Investment growth is modeled using recurring contributions:
Future Value of Contributions = Contribution × [((1 + r)^n - 1) / r]
Where:
Contribution = monthly amount invested
r = monthly investment return
n = number of months
The monthly investment return is:
Monthly Return = (1 + Annual Return)^(1 / 12) - 1
Net worth comparison
The calculator compares estimated net worth between the two paths.
Simplified:
Payoff Path Net Worth = Home Equity + Investment Balance
Invest Path Net Worth = Home Equity + Investment Balance
The difference is:
Difference = Invest Path Net Worth - Payoff Path Net Worth
If the difference is positive, the invest path is ahead.
If the difference is negative, the payoff path is ahead.
Interest saved
Interest saved is calculated by comparing total interest paid between the regular mortgage schedule and the extra-payment schedule.
Interest Saved = Interest Without Extra Payments - Interest With Extra Payments
Example calculation
Example assumptions:
Mortgage balance: $300,000
Mortgage rate: 4%
Remaining term: 25 years
Extra monthly amount: $500
Expected investment return: 7%
Time horizon: 25 years
The calculator compares:
Scenario A: $500/month goes toward extra mortgage payments
Scenario B: $500/month is invested
The payoff scenario may reduce mortgage interest and shorten the loan.

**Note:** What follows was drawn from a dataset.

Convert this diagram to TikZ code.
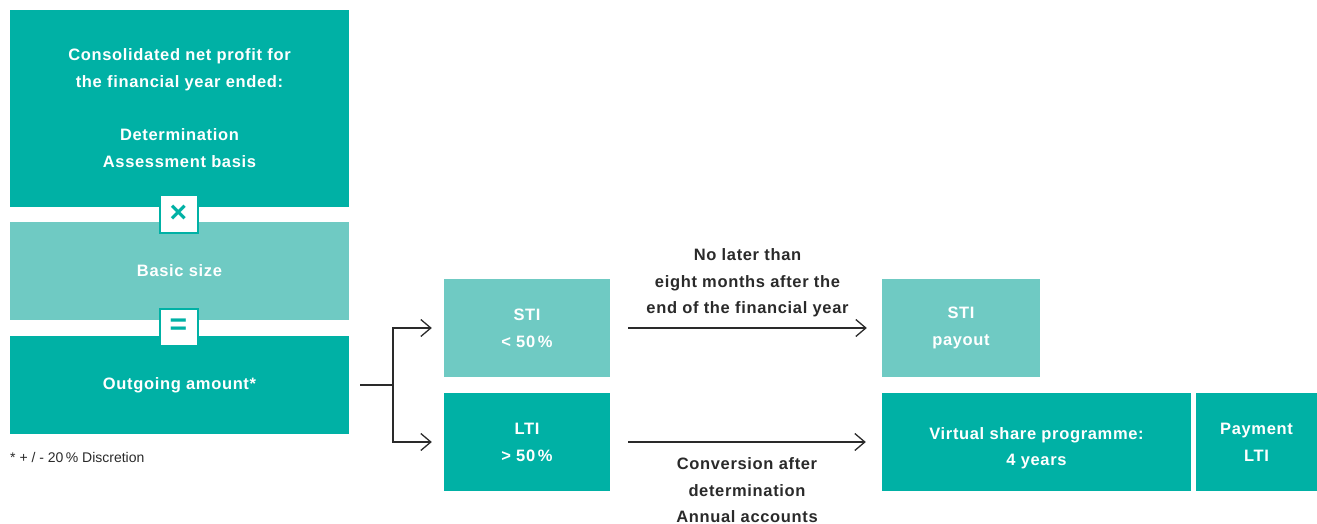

The invest scenario may produce a larger portfolio if investment returns are higher than the mortgage rate, but that return is not guaranteed.
Important tradeoffs
This calculator is not only about the highest final number.
Paying off a mortgage can offer:
- lower debt
- lower required monthly expenses
- psychological comfort
- guaranteed interest savings
- reduced financial pressure
Investing can offer:
- higher expected return
- better liquidity
- more diversification
- higher long-term upside
- more flexibility
The better choice depends on risk tolerance, interest rate, investment return, taxes, liquidity needs, and personal preference.
What this calculator does not account for
This calculator does not fully model:
- refinancing
- variable interest rates
- early repayment penalties
- mortgage tax deductions
- investment tax rules
- property taxes
- insurance
- maintenance
- changes in home value
- market volatility
- emergency liquidity needs
- behavioral risk
Best way to use this calculator
Use conservative investment assumptions first.
Then test:
- lower return assumptions
- higher mortgage rates
- different extra payment amounts
- shorter and longer time horizons
If the result only works with optimistic return assumptions, it may not be a strong planning case.
Changelog
April 2026
Initial public methodology page created.